There’s got to be a spark. There’s just got to be a degree of interest from real people out there.

There’s got to be a process. Things have to happen consistently. They have to happen in the same way for a period of time.

There’s other things too, but one feeling I’ve come to learn all to well is the sensation of wondering “why isn’t anything happening.”

It occurs to me that all too often, we as advertisers don’t explain what happens in this chunk of time. Why it’s so important to put together plans and move forward, even when you don’t have much to go on.

After the last few weeks, I can tell you, I’ve learned that we really should.

During this span of time, I’ve gotten a lot better at paying attention to discrete spikes in traffic. Every time I see a new city on our analytics read, I start learning about it.

I start exploring the businesses, the culture and the people of that area, and it changes the way I think about what we’re doing a little bit.

I start to look at the needs of people in those communities, and it changes the way I feel about the opportunities in my own.

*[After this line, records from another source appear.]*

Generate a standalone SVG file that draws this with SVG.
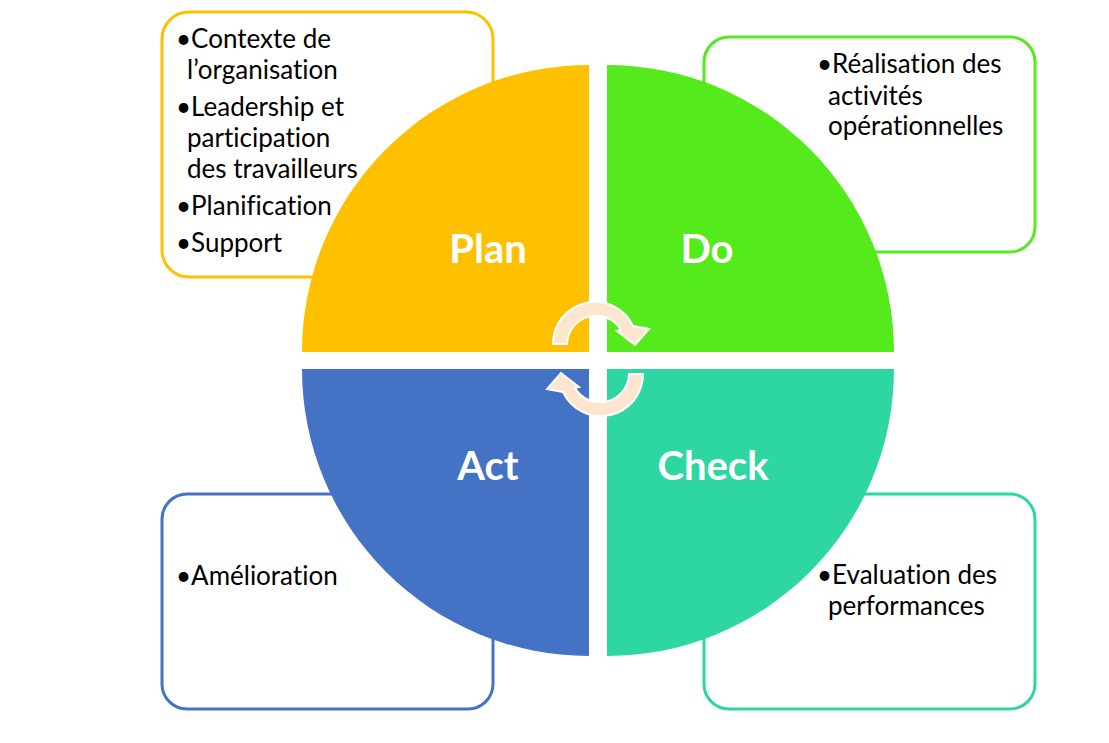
<svg xmlns="http://www.w3.org/2000/svg" width="1109" height="743" viewBox="0 0 1109 743">
<style>
.box{fill:#FFFFFF;stroke-width:3}
.t{font-family:Lato,"Liberation Sans",sans-serif;font-size:26px;fill:#000000;font-variant-ligatures:none;font-feature-settings:"liga" 0,"dlig" 0}
.h{font-family:Lato,"Liberation Sans",sans-serif;font-size:40px;font-weight:bold;fill:#FFFFFF;text-anchor:middle}
.arr{fill:#FCE6D0;stroke:#FFFFFF;stroke-width:2;stroke-linejoin:miter}
</style>
<rect width="1109" height="743" fill="#FFFFFF"/>
<g id="plan-box">
<rect class="box" x="162" y="12" width="331" height="265" rx="27" stroke="#FFC000"/>
<text class="t"><tspan x="176" y="48">•Contexte de</tspan><tspan x="187" y="79">l’organisation</tspan><tspan x="176" y="116">•Leadership et</tspan><tspan x="187" y="147">participation</tspan><tspan x="187" y="178">des travailleurs</tspan><tspan x="176" y="215">•Planification</tspan><tspan x="176" y="252">•Support</tspan></text>
</g>
<g id="do-box">
<rect class="box" x="704" y="37" width="331" height="215" rx="25" stroke="#55EA1B"/>
<text class="t"><tspan x="817" y="73">•Réalisation des</tspan><tspan x="828" y="105">activités</tspan><tspan x="828" y="135">opérationnelles</tspan></text>
</g>
<g id="act-box">
<rect class="box" x="162" y="494" width="331" height="215" rx="25" stroke="#4472C4"/>
<text class="t"><tspan x="176" y="585">•Amélioration</tspan></text>
</g>
<g id="check-box">
<rect class="box" x="704" y="494" width="331" height="215" rx="25" stroke="#2ED6A2"/>
<text class="t"><tspan x="817" y="584">•Evaluation des</tspan><tspan x="828" y="615">performances</tspan></text>
</g>
<g id="plan">
<path d="M589,352 L302,352 A287,287 0 0 1 589,65 Z" fill="#FFC000"/>
<text class="h" x="488" y="263">Plan</text>
</g>
<g id="do">
<path d="M607,352 L607,65 A287,287 0 0 1 894,352 Z" fill="#55EA1B"/>
<text class="h" x="707" y="263">Do</text>
</g>
<g id="act">
<path d="M589,369 L302,369 A287,287 0 0 0 589,656 Z" fill="#4472C4"/>
<text class="h" x="488" y="480">Act</text>
</g>
<g id="check">
<path d="M607,369 L894,369 A287,287 0 0 1 607,656 Z" fill="#2ED6A2"/>
<text class="h" x="713" y="480">Check</text>
</g>
<g id="connectors">
<path id="arrow-top" class="arr" d="M553,344 A42,42 0 0 1 633,326 L649,329 L635,345 L617,331 L621,330 A29,29 0 0 0 567,344 Z"/>
<path id="arrow-bottom" class="arr" transform="rotate(180 598 359)" d="M553,344 A42,42 0 0 1 633,326 L649,329 L635,345 L617,331 L621,330 A29,29 0 0 0 567,344 Z"/>
</g>
</svg>
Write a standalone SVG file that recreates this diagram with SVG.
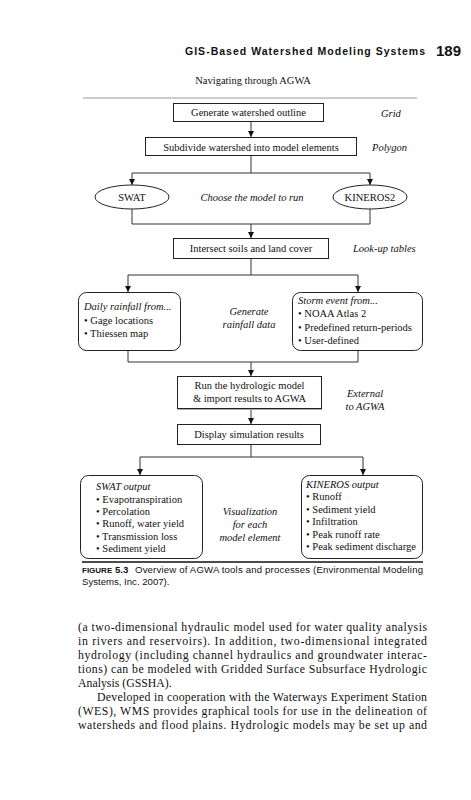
<svg xmlns="http://www.w3.org/2000/svg" width="471" height="800" viewBox="0 0 471 800">
<defs>
<marker id="ah" viewBox="0 0 6 6" refX="6" refY="3" markerWidth="6" markerHeight="6" markerUnits="userSpaceOnUse" orient="auto">
<path d="M0,0 L6,3 L0,6 Z" fill="#111"/>
</marker>
<style>
.box{fill:#fff;stroke:#222;stroke-width:1}
.t{font-family:"Liberation Serif","Times New Roman",serif;font-size:10.5px;fill:#111}
.c{text-anchor:middle}
.i{font-style:italic}
.ln{fill:none;stroke:#333;stroke-width:1}
.body{font-family:"Liberation Serif","Times New Roman",serif;font-size:11.8px;fill:#111}
.cap{font-family:"Liberation Sans",Arial,sans-serif;font-size:9.6px;fill:#111}
</style>
</defs>
<rect width="471" height="800" fill="#fff"/>

<g id="header">
<text x="185" y="55" font-family="Liberation Sans,Arial,sans-serif" font-weight="bold" font-size="10.5" textLength="240" lengthAdjust="spacing" fill="#111">GIS-Based Watershed Modeling Systems</text>
<text x="436" y="56" font-family="Liberation Sans,Arial,sans-serif" font-weight="bold" font-size="15" fill="#111">189</text>
</g>

<g id="title">
<text class="t c" x="253" y="84">Navigating through AGWA</text>
<line x1="83" y1="98" x2="417" y2="98" stroke="#999" stroke-width="1.2"/>
</g>

<g id="connectors">
<path class="ln" d="M251,121 V137" marker-end="url(#ah)"/>
<path class="ln" d="M251,156 V173 H132 V185" marker-end="url(#ah)"/>
<path class="ln" d="M251,173 H370 V185" marker-end="url(#ah)"/>
<path class="ln" d="M132,209 V224 H370 V209"/>
<path class="ln" d="M251,224 V238" marker-end="url(#ah)"/>
<path class="ln" d="M251,258 V275 H128 V292" marker-end="url(#ah)"/>
<path class="ln" d="M251,275 H358 V292" marker-end="url(#ah)"/>
<path class="ln" d="M128,350 V362 H358 V350"/>
<path class="ln" d="M251,362 V376" marker-end="url(#ah)"/>
<path class="ln" d="M251,409 V424" marker-end="url(#ah)"/>
<path class="ln" d="M251,444 V457 H140 V475" marker-end="url(#ah)"/>
<path class="ln" d="M251,457 H363 V475" marker-end="url(#ah)"/>
</g>

<g id="generate">
<rect class="box" x="173.5" y="103.5" width="150" height="18"/>
<text class="t c" x="248.5" y="116">Generate watershed outline</text>
</g>
<text class="t i" x="381" y="117">Grid</text>

<g id="subdivide">
<rect class="box" x="145.5" y="137.5" width="211" height="18"/>
<text class="t c" x="251" y="150.5">Subdivide watershed into model elements</text>
</g>
<text class="t i" x="372" y="151">Polygon</text>

<g id="swat">
<ellipse class="box" cx="132" cy="197" rx="37" ry="12"/>
<text class="t c" x="132" y="201">SWAT</text>
</g>
<text class="t i c" x="252" y="201">Choose the model to run</text>
<g id="kineros2">
<ellipse class="box" cx="370" cy="197" rx="37" ry="12"/>
<text class="t c" x="370" y="201">KINEROS2</text>
</g>

<g id="intersect">
<rect class="box" x="173.5" y="238.5" width="155" height="20"/>
<text class="t c" x="251" y="252">Intersect soils and land cover</text>
</g>
<text class="t i" x="353" y="252">Look-up tables</text>

<g id="daily">
<rect class="box" x="78.5" y="292.5" width="102" height="58" rx="8"/>
<text class="t i" x="84" y="310">Daily rainfall from...</text>
<text class="t" x="84" y="323.5">• Gage locations</text>
<text class="t" x="84" y="337">• Thiessen map</text>
</g>
<text class="t i c" x="249" y="315">Generate</text>
<text class="t i c" x="249" y="327.5">rainfall data</text>
<g id="storm">
<rect class="box" x="292.5" y="292.5" width="130" height="58" rx="8"/>
<text class="t i" x="298" y="303.5">Storm event from...</text>
<text class="t" x="298" y="317">• NOAA Atlas 2</text>
<text class="t" x="298" y="330.5">• Predefined return-periods</text>
<text class="t" x="298" y="344">• User-defined</text>
</g>

<g id="run">
<rect class="box" x="177.5" y="376.5" width="144" height="32"/>
<line x1="178" y1="409.5" x2="322" y2="409.5" stroke="#aaa" stroke-width="1"/>
<text class="t c" x="249.5" y="389">Run the hydrologic model</text>
<text class="t c" x="249.5" y="401.5">&amp; import results to AGWA</text>
</g>
<text class="t i c" x="365" y="397">External</text>
<text class="t i c" x="365" y="410">to AGWA</text>

<g id="display">
<rect class="box" x="177.5" y="424.5" width="143" height="20"/>
<text class="t c" x="249" y="438">Display simulation results</text>
</g>

<g id="swatout">
<rect class="box" x="80.5" y="475.5" width="122" height="83" rx="8"/>
<text class="t i" x="96" y="490">SWAT output</text>
<text class="t" x="96" y="502.5">• Evapotranspiration</text>
<text class="t" x="96" y="514.5">• Percolation</text>
<text class="t" x="96" y="527">• Runoff, water yield</text>
<text class="t" x="96" y="539.5">• Transmission loss</text>
<text class="t" x="96" y="552">• Sediment yield</text>
</g>
<text class="t i c" x="250" y="515">Visualization</text>
<text class="t i c" x="250" y="528">for each</text>
<text class="t i c" x="250" y="540.5">model element</text>
<g id="kinerosout">
<rect class="box" x="301.5" y="475.5" width="121" height="83" rx="8"/>
<text class="t i" x="306" y="487.5">KINEROS output</text>
<text class="t" x="306" y="500">• Runoff</text>
<text class="t" x="306" y="512.5">• Sediment yield</text>
<text class="t" x="306" y="525">• Infiltration</text>
<text class="t" x="306" y="537.5">• Peak runoff rate</text>
<text class="t" x="306" y="550">• Peak sediment discharge</text>
</g>

<g id="caption">
<line x1="82" y1="562" x2="423" y2="562" stroke="#111" stroke-width="1.5"/>
<text class="cap" x="82" y="572.5"><tspan font-weight="bold" font-size="8">FIGURE</tspan><tspan font-weight="bold"> 5.3</tspan></text>
<text class="cap" x="135" y="572.5" textLength="288" lengthAdjust="spacing">Overview of AGWA tools and processes (Environmental Modeling</text>
<text class="cap" x="82" y="584.5">Systems, Inc. 2007).</text>
</g>

<g id="bodytext">
<text class="body" x="78" y="631" textLength="349" lengthAdjust="spacing">(a two-dimensional hydraulic model used for water quality analysis</text>
<text class="body" x="78" y="645" textLength="349" lengthAdjust="spacing">in rivers and reservoirs). In addition, two-dimensional integrated</text>
<text class="body" x="78" y="659" textLength="349" lengthAdjust="spacing">hydrology (including channel hydraulics and groundwater interac-</text>
<text class="body" x="78" y="673" textLength="349" lengthAdjust="spacing">tions) can be modeled with Gridded Surface Subsurface Hydrologic</text>
<text class="body" x="78" y="687">Analysis (GSSHA).</text>
<text class="body" x="97" y="701" textLength="330" lengthAdjust="spacing">Developed in cooperation with the Waterways Experiment Station</text>
<text class="body" x="78" y="715" textLength="349" lengthAdjust="spacing">(WES), WMS provides graphical tools for use in the delineation of</text>
<text class="body" x="78" y="729" textLength="349" lengthAdjust="spacing">watersheds and flood plains. Hydrologic models may be set up and</text>
</g>
</svg>
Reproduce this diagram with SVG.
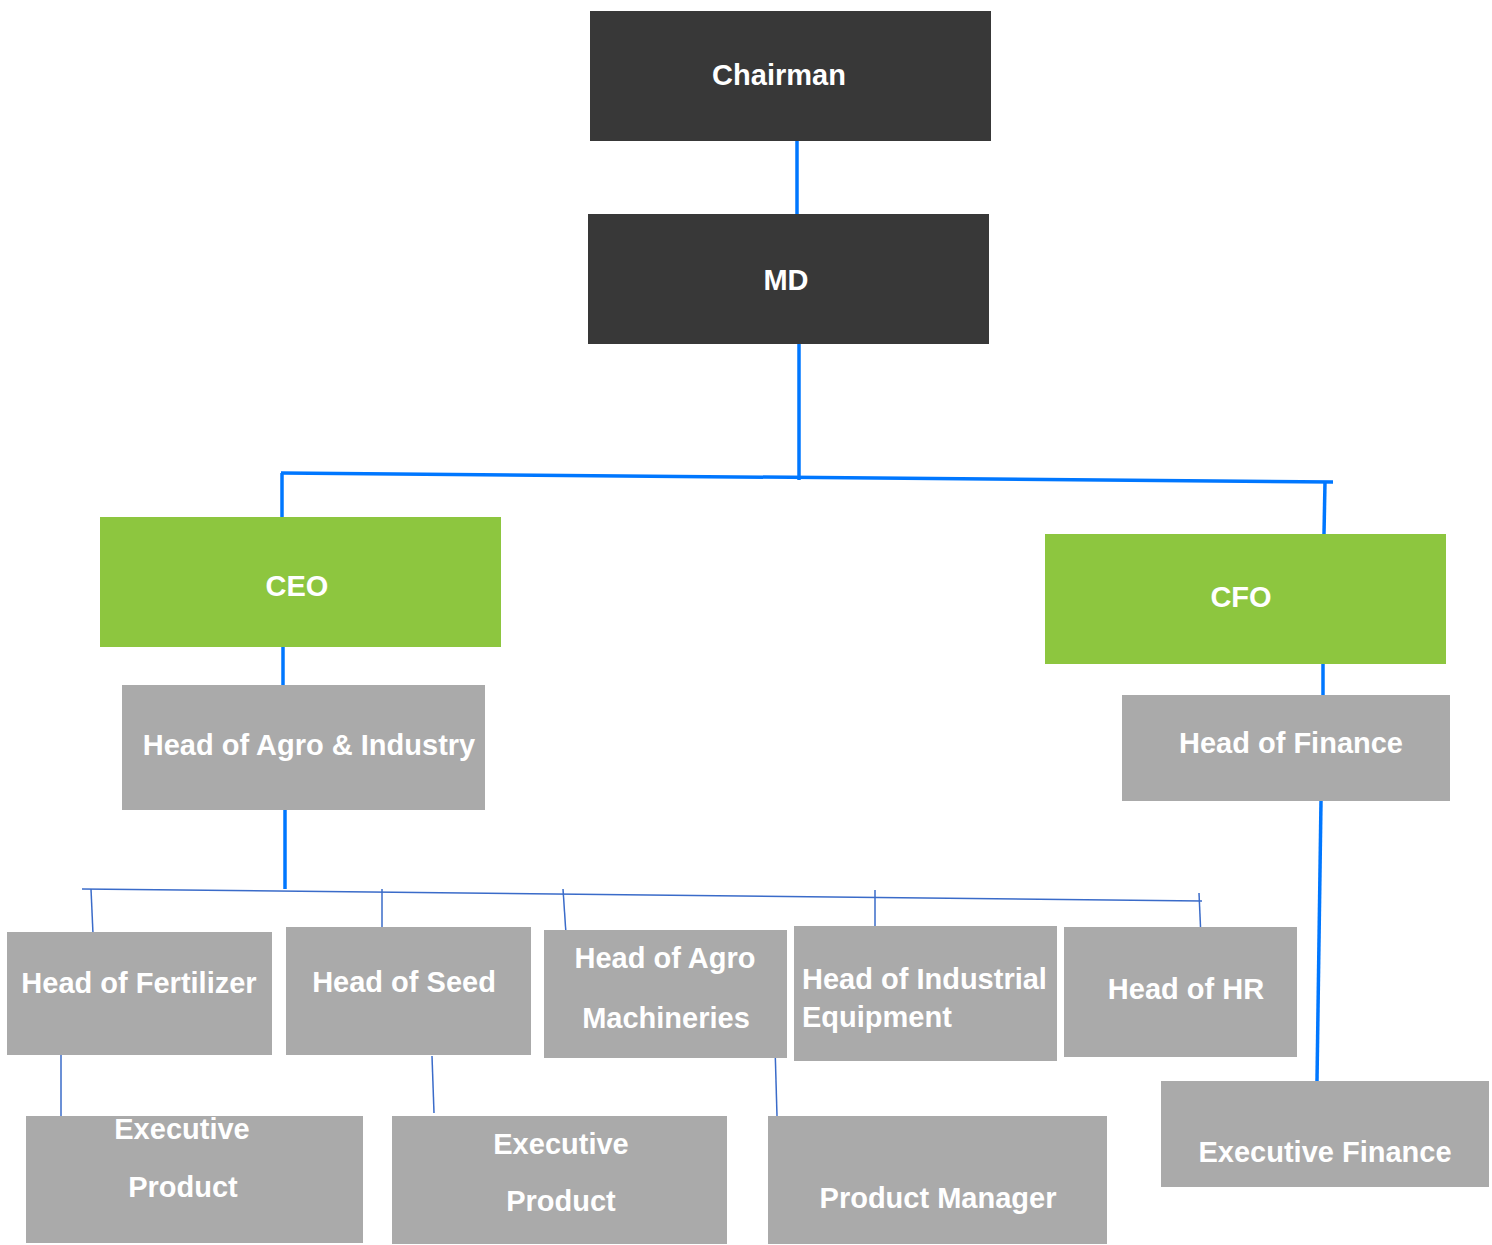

In the past few weeks, I’ve gotten a lot better at looking for the ways we can help.

I’ve gotten a lot better at learning to be patient, too.

See during this span of time, I’ve refined all of the assumptions I had to make about what I thought would make our business fit into the marketplace. I’ve had to make those decisions based on scraps of data and you never really know if those are the right ones.

I get why that feeling makes it difficult to stay focused on a goal (like say standing up a marketing program from scratch) and I’ll bet that’s even more difficult if you don’t happen to be someone who can hack together an analytics stack in a (relatively) short amount of time.

That’s what this experience has taught me, we’ve got to get better at explaining what is is we’re actually doing.